:: Written exercise ::
Exact reproduction is required for the lines bounded by the one containing "What React, TypeScript" and the one containing "const yTicks = [0, 20, 40, 60, 80, 100];", both bounds included. Print them without any pictures.

:: Record extracts ::

=====

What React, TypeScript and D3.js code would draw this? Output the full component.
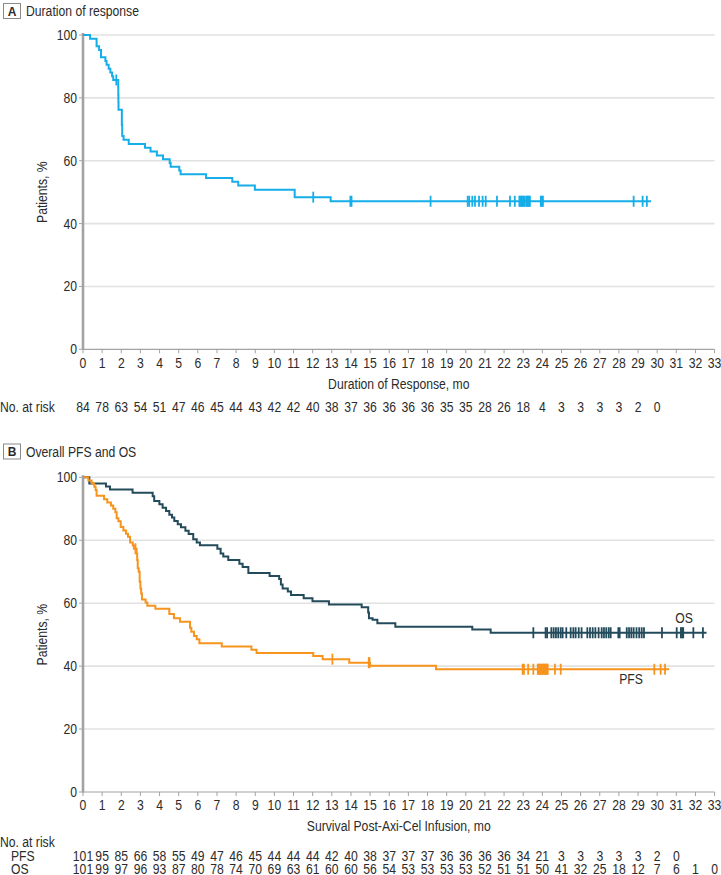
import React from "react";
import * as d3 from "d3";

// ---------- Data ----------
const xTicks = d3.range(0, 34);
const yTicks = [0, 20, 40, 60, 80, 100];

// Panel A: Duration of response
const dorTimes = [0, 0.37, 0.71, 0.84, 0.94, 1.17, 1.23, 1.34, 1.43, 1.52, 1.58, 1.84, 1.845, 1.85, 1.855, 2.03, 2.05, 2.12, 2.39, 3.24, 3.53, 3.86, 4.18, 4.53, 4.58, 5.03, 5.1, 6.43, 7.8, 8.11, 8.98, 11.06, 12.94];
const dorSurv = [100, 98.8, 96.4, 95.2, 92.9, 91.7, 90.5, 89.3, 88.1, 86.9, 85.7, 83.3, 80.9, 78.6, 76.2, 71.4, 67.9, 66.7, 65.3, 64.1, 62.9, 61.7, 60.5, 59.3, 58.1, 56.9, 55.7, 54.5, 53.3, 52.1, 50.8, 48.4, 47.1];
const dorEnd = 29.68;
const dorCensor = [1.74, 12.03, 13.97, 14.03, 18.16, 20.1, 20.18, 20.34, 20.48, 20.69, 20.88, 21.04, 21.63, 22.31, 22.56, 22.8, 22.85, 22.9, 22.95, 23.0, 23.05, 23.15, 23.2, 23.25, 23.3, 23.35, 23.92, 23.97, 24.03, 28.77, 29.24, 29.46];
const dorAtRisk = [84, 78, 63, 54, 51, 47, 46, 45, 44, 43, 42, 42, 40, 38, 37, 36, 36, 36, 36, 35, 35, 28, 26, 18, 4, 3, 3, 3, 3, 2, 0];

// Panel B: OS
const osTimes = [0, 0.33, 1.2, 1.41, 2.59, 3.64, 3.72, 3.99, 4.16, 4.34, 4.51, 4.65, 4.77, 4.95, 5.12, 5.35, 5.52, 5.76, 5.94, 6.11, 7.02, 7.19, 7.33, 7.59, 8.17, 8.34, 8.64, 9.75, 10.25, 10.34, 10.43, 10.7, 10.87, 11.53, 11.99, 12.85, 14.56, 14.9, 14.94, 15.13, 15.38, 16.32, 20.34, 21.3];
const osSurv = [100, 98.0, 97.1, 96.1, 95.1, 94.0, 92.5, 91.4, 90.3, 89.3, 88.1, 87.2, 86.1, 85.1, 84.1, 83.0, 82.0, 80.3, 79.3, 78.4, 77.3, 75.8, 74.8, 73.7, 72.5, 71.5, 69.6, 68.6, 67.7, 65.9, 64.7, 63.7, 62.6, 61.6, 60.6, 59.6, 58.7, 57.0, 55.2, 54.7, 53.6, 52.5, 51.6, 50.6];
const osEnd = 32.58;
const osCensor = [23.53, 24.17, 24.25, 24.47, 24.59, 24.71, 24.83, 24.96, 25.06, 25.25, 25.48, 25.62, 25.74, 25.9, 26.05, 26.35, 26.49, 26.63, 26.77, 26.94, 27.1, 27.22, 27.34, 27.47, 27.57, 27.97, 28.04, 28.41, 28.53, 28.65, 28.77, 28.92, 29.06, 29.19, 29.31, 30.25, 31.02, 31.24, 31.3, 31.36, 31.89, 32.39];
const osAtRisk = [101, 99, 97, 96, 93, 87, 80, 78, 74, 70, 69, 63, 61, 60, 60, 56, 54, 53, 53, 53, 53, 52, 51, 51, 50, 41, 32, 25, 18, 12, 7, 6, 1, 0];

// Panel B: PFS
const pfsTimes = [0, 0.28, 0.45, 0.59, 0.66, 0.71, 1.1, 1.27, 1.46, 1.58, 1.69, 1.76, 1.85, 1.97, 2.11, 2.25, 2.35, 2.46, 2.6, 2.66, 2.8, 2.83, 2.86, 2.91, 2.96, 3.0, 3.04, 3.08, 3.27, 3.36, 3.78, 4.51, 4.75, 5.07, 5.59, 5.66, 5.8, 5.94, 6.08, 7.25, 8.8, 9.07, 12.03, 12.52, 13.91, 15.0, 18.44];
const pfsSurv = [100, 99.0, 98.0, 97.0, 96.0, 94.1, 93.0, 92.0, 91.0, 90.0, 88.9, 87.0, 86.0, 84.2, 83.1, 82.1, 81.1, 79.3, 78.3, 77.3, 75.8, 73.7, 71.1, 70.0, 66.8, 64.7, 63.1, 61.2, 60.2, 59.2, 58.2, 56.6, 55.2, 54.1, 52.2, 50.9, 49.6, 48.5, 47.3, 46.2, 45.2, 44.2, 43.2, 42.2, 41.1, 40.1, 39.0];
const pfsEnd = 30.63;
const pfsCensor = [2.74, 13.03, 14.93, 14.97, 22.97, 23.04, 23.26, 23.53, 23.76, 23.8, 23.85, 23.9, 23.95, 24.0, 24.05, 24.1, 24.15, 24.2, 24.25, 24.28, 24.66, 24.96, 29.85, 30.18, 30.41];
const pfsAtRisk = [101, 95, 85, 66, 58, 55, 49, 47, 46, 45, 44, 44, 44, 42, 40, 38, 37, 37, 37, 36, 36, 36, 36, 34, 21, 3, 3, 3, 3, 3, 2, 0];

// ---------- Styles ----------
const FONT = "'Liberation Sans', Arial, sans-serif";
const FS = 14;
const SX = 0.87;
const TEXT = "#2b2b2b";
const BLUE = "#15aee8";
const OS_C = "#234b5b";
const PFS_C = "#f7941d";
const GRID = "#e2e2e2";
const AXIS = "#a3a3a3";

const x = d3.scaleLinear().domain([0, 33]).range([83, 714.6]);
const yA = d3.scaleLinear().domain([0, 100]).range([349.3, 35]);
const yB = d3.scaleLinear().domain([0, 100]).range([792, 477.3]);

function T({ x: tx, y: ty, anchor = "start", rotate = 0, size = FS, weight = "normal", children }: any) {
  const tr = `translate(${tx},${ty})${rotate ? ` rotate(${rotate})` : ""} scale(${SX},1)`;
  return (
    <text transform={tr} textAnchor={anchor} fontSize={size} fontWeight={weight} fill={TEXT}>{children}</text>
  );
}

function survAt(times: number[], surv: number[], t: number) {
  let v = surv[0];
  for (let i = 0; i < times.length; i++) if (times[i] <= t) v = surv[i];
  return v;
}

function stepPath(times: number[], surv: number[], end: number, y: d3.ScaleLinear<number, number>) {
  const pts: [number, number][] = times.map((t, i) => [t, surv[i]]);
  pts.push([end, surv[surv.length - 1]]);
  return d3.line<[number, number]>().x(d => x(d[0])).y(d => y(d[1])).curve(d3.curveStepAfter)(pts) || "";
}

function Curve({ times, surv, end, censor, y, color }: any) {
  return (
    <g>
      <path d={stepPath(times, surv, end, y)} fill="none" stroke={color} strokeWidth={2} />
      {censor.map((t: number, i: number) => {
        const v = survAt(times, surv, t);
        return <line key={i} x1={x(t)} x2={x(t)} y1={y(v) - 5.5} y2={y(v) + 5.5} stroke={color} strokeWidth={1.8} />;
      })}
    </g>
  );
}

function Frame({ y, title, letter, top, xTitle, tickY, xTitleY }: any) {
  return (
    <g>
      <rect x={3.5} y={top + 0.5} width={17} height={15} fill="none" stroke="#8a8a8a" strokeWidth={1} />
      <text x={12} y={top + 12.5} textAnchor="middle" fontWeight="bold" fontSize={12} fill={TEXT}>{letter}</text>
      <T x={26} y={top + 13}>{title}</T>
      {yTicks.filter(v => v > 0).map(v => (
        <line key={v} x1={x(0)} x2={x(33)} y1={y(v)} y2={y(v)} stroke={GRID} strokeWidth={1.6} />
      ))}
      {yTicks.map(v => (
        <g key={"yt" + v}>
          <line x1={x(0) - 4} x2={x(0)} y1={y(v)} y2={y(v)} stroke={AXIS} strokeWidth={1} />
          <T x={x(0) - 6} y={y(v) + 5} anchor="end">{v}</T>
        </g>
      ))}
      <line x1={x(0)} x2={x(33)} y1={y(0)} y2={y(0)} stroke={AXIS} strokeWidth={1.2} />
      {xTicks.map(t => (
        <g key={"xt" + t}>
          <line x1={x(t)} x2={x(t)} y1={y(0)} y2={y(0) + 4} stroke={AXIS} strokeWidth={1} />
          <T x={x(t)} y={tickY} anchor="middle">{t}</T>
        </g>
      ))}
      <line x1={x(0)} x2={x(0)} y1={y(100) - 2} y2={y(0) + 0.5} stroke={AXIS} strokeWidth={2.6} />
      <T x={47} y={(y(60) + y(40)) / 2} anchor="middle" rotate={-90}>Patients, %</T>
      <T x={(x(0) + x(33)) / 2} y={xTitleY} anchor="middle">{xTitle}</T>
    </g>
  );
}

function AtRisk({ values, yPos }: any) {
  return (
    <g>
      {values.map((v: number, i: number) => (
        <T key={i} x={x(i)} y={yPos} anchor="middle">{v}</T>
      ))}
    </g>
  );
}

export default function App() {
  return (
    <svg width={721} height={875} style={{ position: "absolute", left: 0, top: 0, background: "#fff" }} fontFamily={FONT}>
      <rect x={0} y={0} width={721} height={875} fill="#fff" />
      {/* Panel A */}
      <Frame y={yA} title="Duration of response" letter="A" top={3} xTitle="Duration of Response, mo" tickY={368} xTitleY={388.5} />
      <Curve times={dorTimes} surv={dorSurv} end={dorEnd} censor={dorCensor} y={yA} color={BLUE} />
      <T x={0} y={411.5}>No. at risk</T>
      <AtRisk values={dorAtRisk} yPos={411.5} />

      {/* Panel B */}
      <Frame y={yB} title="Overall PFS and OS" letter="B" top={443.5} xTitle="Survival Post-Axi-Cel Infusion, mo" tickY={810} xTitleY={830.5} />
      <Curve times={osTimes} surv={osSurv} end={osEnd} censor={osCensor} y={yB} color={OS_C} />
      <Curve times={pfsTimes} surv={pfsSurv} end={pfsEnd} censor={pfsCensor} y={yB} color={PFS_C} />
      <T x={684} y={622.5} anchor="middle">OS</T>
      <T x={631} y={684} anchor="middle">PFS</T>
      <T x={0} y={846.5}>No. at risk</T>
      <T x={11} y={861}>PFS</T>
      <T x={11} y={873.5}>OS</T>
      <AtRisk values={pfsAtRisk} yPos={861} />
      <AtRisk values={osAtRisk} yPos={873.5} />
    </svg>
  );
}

=====

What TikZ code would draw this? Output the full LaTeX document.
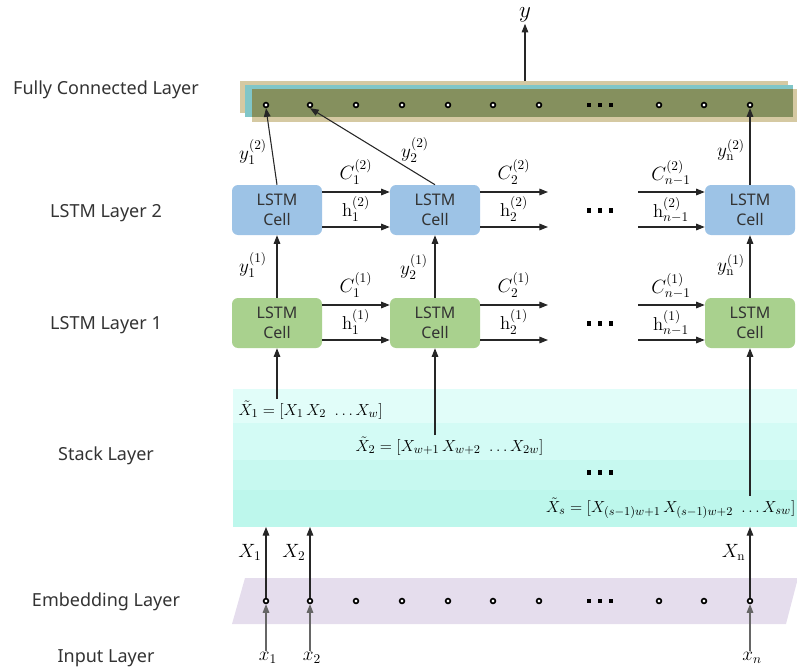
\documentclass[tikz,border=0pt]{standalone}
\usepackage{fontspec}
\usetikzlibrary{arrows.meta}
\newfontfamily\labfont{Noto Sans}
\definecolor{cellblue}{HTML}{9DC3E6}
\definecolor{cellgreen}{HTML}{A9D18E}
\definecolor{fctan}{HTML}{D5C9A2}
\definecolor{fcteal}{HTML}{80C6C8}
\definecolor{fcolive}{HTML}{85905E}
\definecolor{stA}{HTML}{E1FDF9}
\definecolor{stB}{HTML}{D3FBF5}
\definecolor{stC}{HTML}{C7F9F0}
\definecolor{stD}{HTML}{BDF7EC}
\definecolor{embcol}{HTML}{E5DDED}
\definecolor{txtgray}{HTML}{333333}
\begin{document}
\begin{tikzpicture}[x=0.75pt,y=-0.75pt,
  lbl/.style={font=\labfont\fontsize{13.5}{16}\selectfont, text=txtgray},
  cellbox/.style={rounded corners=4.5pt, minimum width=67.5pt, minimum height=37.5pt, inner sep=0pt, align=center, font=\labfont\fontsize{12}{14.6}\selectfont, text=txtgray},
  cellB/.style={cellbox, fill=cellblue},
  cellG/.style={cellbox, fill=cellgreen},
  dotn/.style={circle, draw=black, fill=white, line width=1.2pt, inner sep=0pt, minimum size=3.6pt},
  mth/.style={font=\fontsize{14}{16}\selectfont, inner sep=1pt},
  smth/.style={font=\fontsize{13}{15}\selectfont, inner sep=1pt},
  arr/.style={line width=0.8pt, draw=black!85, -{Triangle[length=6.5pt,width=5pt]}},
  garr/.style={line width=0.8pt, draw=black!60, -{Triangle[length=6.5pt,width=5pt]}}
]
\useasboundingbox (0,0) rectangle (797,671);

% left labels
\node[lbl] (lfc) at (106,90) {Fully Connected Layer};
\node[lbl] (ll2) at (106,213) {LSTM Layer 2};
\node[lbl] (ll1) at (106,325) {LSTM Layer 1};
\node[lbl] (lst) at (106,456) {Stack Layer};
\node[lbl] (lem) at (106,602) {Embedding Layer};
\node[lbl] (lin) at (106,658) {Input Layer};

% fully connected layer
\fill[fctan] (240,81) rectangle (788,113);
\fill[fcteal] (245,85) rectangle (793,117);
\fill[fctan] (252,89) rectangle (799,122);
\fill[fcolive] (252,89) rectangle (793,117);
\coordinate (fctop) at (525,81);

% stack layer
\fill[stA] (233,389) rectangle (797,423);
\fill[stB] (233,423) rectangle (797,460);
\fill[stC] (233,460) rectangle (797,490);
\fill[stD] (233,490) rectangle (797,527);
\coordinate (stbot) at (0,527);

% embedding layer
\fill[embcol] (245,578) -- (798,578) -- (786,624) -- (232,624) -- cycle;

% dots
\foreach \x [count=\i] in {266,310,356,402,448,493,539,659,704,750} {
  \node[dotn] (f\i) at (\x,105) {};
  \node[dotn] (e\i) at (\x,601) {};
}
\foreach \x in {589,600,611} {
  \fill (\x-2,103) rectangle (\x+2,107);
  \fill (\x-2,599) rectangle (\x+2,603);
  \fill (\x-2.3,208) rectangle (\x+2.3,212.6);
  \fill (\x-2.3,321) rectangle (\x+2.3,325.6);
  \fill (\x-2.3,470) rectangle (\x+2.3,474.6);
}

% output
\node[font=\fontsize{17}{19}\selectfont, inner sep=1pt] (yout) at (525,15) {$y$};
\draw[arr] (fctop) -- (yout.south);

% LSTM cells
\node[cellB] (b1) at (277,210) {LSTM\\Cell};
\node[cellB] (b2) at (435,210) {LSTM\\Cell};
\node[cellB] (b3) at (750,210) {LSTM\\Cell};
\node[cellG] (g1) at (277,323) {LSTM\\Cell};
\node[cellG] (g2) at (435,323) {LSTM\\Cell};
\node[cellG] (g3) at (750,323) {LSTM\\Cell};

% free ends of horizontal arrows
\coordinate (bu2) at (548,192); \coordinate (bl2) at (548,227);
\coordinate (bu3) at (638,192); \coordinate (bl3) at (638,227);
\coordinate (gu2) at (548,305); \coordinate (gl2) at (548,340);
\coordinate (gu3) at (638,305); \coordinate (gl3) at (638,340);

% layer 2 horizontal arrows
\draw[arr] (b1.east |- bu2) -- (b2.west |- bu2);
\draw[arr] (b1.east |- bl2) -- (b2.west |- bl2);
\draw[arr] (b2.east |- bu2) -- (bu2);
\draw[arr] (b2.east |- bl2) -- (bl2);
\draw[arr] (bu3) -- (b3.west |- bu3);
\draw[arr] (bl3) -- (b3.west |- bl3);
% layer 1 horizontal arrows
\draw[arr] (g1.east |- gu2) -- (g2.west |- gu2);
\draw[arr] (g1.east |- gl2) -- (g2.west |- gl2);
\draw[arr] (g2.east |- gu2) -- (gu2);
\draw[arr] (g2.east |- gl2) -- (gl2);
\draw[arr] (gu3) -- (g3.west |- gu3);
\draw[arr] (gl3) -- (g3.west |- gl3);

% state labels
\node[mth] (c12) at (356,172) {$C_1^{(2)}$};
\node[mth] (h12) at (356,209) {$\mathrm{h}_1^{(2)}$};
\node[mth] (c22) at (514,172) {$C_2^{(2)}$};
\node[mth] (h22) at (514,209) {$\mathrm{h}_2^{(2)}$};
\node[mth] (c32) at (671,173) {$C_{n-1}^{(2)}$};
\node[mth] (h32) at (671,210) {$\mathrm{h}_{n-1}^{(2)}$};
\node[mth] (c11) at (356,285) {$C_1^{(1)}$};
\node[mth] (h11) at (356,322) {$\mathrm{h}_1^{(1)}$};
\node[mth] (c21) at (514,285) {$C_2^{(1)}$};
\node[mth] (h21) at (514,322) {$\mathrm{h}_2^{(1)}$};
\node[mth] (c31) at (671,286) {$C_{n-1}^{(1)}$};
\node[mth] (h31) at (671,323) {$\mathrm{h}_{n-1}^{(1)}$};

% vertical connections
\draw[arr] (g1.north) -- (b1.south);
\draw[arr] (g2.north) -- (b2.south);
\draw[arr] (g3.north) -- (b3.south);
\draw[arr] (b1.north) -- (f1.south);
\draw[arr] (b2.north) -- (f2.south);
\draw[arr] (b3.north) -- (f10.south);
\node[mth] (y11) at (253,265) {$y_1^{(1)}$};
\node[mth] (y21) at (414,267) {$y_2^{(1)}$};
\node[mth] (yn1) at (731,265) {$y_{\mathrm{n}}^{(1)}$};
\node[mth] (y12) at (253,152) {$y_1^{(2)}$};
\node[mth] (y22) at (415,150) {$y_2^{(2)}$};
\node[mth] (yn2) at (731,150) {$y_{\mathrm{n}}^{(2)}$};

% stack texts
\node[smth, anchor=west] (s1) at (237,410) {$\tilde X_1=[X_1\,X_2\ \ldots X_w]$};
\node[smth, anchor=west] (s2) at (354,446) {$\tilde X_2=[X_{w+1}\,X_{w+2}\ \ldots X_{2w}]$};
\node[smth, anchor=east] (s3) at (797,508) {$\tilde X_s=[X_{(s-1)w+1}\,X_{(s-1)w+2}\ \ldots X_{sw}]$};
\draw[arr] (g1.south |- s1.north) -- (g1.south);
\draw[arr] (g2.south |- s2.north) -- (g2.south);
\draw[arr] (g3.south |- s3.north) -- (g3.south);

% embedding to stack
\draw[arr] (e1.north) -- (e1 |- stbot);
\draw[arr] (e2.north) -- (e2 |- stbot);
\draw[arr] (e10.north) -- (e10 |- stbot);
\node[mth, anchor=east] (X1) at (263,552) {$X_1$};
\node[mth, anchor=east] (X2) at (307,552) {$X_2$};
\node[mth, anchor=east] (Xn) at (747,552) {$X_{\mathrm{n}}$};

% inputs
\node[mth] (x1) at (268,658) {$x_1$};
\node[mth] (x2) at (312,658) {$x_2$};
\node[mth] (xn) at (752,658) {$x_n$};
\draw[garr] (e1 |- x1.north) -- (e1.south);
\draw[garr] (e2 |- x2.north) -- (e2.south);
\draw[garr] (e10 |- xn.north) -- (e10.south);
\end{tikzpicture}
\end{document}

=====

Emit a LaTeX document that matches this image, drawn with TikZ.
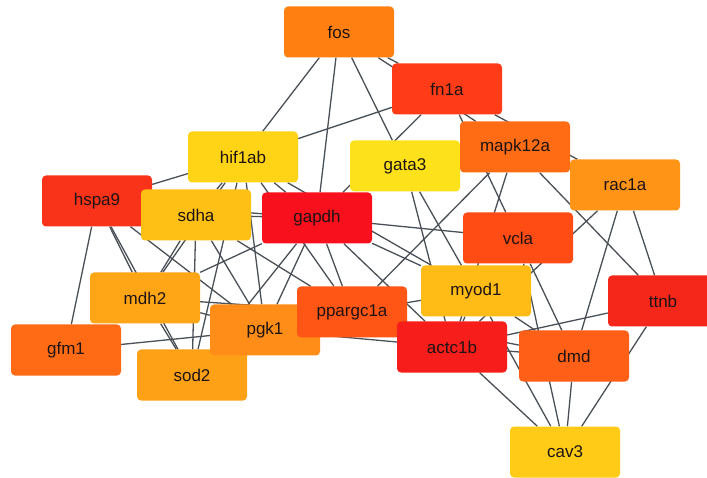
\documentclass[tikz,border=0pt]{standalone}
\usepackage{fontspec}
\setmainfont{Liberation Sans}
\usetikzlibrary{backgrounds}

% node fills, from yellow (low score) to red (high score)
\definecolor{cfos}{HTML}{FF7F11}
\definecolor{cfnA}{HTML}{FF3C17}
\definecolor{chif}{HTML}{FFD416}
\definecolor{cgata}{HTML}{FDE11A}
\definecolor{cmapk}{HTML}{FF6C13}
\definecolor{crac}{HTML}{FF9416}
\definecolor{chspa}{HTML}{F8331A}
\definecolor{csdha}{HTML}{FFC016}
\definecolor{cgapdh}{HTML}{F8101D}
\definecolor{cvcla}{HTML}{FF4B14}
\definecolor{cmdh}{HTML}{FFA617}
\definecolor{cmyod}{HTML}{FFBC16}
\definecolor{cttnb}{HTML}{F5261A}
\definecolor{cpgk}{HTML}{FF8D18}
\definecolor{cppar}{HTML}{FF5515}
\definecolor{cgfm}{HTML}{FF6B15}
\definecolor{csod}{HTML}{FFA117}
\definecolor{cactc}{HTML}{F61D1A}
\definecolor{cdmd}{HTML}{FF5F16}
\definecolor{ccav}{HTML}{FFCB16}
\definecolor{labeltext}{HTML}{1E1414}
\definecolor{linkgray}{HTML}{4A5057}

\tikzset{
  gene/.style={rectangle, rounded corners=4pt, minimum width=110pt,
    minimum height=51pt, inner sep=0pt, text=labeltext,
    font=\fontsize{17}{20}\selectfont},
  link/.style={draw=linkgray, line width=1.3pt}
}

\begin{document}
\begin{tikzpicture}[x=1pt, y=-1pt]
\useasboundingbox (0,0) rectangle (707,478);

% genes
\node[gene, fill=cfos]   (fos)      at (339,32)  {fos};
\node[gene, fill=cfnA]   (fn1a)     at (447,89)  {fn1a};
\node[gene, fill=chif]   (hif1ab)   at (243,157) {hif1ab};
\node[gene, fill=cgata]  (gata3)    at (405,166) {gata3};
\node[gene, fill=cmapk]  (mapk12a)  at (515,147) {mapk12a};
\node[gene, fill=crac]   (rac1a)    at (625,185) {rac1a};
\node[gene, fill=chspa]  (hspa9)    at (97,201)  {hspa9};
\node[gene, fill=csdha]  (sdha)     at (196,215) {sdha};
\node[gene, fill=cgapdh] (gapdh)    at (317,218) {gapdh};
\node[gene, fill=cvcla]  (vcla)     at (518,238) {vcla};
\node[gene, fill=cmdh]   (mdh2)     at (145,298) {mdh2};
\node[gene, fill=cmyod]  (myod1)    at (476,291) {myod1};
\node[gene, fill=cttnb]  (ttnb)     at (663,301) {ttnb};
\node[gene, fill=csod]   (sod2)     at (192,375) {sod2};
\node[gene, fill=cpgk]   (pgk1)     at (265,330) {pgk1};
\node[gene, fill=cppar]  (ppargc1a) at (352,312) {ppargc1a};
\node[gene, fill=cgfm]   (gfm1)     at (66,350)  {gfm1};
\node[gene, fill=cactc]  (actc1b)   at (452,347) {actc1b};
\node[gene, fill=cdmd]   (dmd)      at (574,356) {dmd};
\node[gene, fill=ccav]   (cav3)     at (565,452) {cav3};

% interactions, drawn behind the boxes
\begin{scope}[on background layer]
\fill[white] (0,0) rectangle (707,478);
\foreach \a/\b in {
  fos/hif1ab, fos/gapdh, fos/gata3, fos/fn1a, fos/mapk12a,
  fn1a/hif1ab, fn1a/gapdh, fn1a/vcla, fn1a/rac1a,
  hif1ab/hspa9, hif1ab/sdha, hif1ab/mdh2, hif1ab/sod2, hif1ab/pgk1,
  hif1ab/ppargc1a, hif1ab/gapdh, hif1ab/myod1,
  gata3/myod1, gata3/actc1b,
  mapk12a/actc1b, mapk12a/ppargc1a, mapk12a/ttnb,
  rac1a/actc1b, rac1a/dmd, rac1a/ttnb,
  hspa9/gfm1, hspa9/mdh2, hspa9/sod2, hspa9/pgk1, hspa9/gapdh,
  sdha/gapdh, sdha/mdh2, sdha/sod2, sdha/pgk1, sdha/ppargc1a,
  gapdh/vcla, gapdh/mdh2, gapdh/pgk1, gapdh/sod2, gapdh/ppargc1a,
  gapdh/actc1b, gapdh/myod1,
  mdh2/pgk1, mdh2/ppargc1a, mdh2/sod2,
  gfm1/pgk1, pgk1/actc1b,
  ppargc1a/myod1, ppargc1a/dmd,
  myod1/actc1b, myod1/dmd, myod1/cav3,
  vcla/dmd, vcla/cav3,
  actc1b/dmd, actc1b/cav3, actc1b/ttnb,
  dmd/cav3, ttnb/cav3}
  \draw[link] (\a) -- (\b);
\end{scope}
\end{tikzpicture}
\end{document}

=====

:: Full response ::
What React, TypeScript and D3.js code would draw this? Output the full component.
import React from "react";
import * as d3 from "d3";

// ---------- Data ----------
const xTicks = d3.range(0, 34);
const yTicks = [0, 20, 40, 60, 80, 100];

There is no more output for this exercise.